World
About 8,000 North Korean soldiers at Ukraine border, says US
About 8,000 North Korean soldiers are stationed in Russia on the border with Ukraine, the US secretary of state has said, warning that Moscow is preparing to deploy those troops into combat “in the coming days”.
Antony Blinken said the US believed that North Korea had sent 10,000 troops to Russia in total, deploying them first to training bases in the far east before sending the vast majority to the Kursk region on the border with Ukraine.
Blinken told a press conference that the North Korean troops had received Russian training in “artillery, UAVs [unmanned aerial vehicles], basic infantry operations, including trench clearing, indicating that they fully intend to use these forces in frontline operations”.
The announcement was the clearest statement yet from the US that it anticipated the first large-scale deployment of foreign troops into the Russia-Ukraine war since Moscow’s full-scale invasion in February 2022.
The deployment could expand the largest land war in Europe since the second world war into a multi-region conflict, tying in the rising tensions in the Korean peninsula between North and South Korea.
“One of the reasons that Russia is turning to these North Korean troops is that it’s desperate,” Blinken said during the press conference as he met South Korea’s foreign and defence ministers in Washington. “Putin has been throwing more and more Russians into a meat grinder of his own making in Ukraine. Now he’s turning to North Korean troops, and that is a clear sign of weakness.”
Blinken noted that China had a role to play on the issue, saying US and Chinese diplomats had held a “robust conversation just this week” and that China knows US expectations that “they’ll use the influence that they have to work to curb these activities”.
Beijing has forged a “no limits” partnership with Moscow, and while it has been a major ally for Pyongyang, experts say Beijing might not approve of the closer military partnership between Russia and North Korea because it sees it as destabilising in east Asia.
Blinken’s comments came hours after North Korea test-fired an intercontinental ballistic missile, highlighting a potential advancement in its missile technology as questions continue over a potential agreement between Vladimir Putin and Kim Jong-un for North Korea’s support in the war against Ukraine in exchange for Russian military or space technology.
North Korea last test-fired a ballistic missile in December 2023. Thursday’s launch flew for 86 minutes – the longest recorded flight time to date – and may indicate that the country was seeking to develop missiles that could carry larger payloads for a potential strike against its enemies in the west.

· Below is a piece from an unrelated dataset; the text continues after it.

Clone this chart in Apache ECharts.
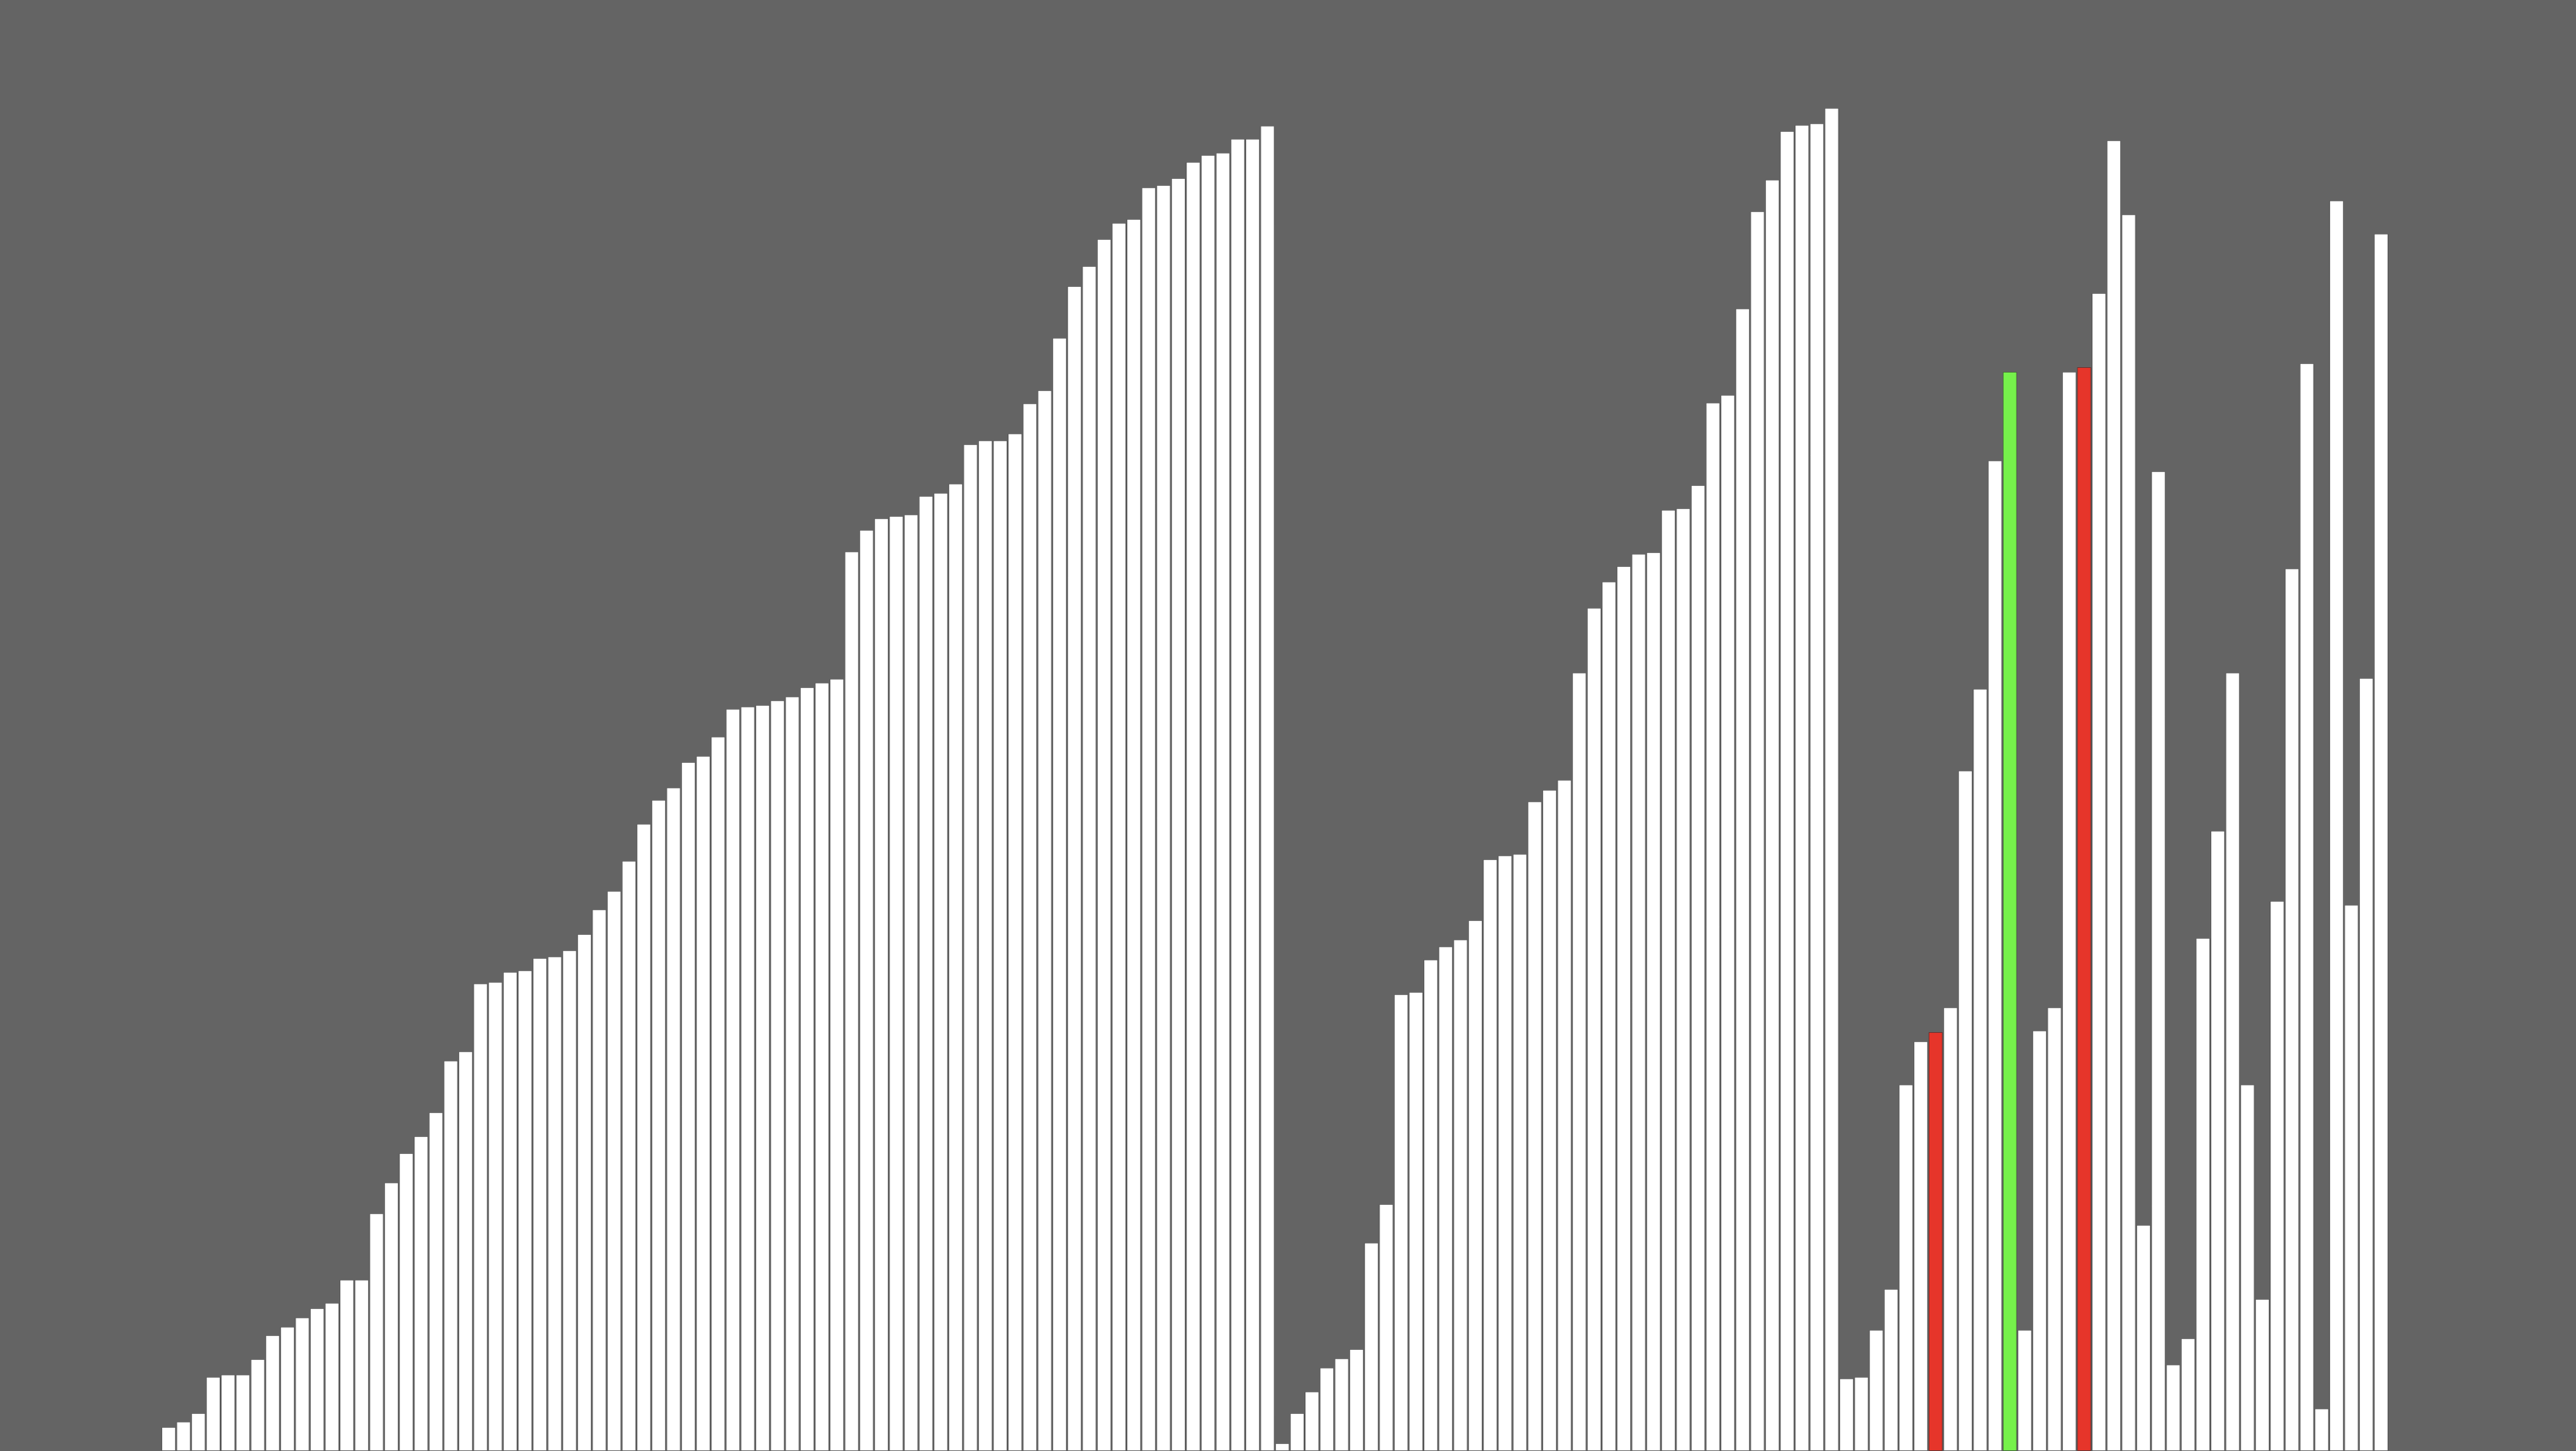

US officials from the White House, state department and Pentagon have all warned Russia and North Korea against deploying North Korean troops in battle. If they did, Blinken said, they would become a “legitimate military target”.
Speaking before a UN security council meeting this week, the US envoy to the UN said that if Pyongyang’s forces “enter Ukraine in support of Russia, they will surely return in body bags”.
Ukraine’s president had earlier warned that North Korean troops could join the fight against Ukraine “within days” and that the deployment was meant to be a test of the US’s and South Korea’s responses.
Speaking in an interview on Wednesday with the South Korean radio outlet KBS, Volodymyr Zelenskyy said North Korean troops had not yet engaged in direct combat with Ukrainian forces but were preparing to be deployed.
Zelenskyy said he believed Putin wanted to deploy foreign troops in order to minimise casualties among Russian troops and that Russia would “station North Korean troops on the frontlines, and will sacrifice them more than Russian troops”.
Asked when that may be, he said: “I believe this will occur not within months, but within days.”
He also suggested North Korea could send more troops to Russia based upon how the US and South Korea respond.
“With this deployment of North Korean troops, Putin is currently testing the response of South Korea and the Nato member nations,” Zelenskyy said in the interview from the city of Uzhhorod. “After gauging their response, he will determine whether to expand the deployment.”
The Pentagon and South Korea’s defence minister issued a warning to Pyongyang on Thursday to remove their troops from Russia, with the US warning that North Korean troops would become “legitimate military targets” if they fought against Ukraine directly.
North Korean troops would be “co-belligerents, and you have every reason to believe that … they will be killed and wounded as a result of battle,” the US secretary of defence, Lloyd Austin, said on Wednesday.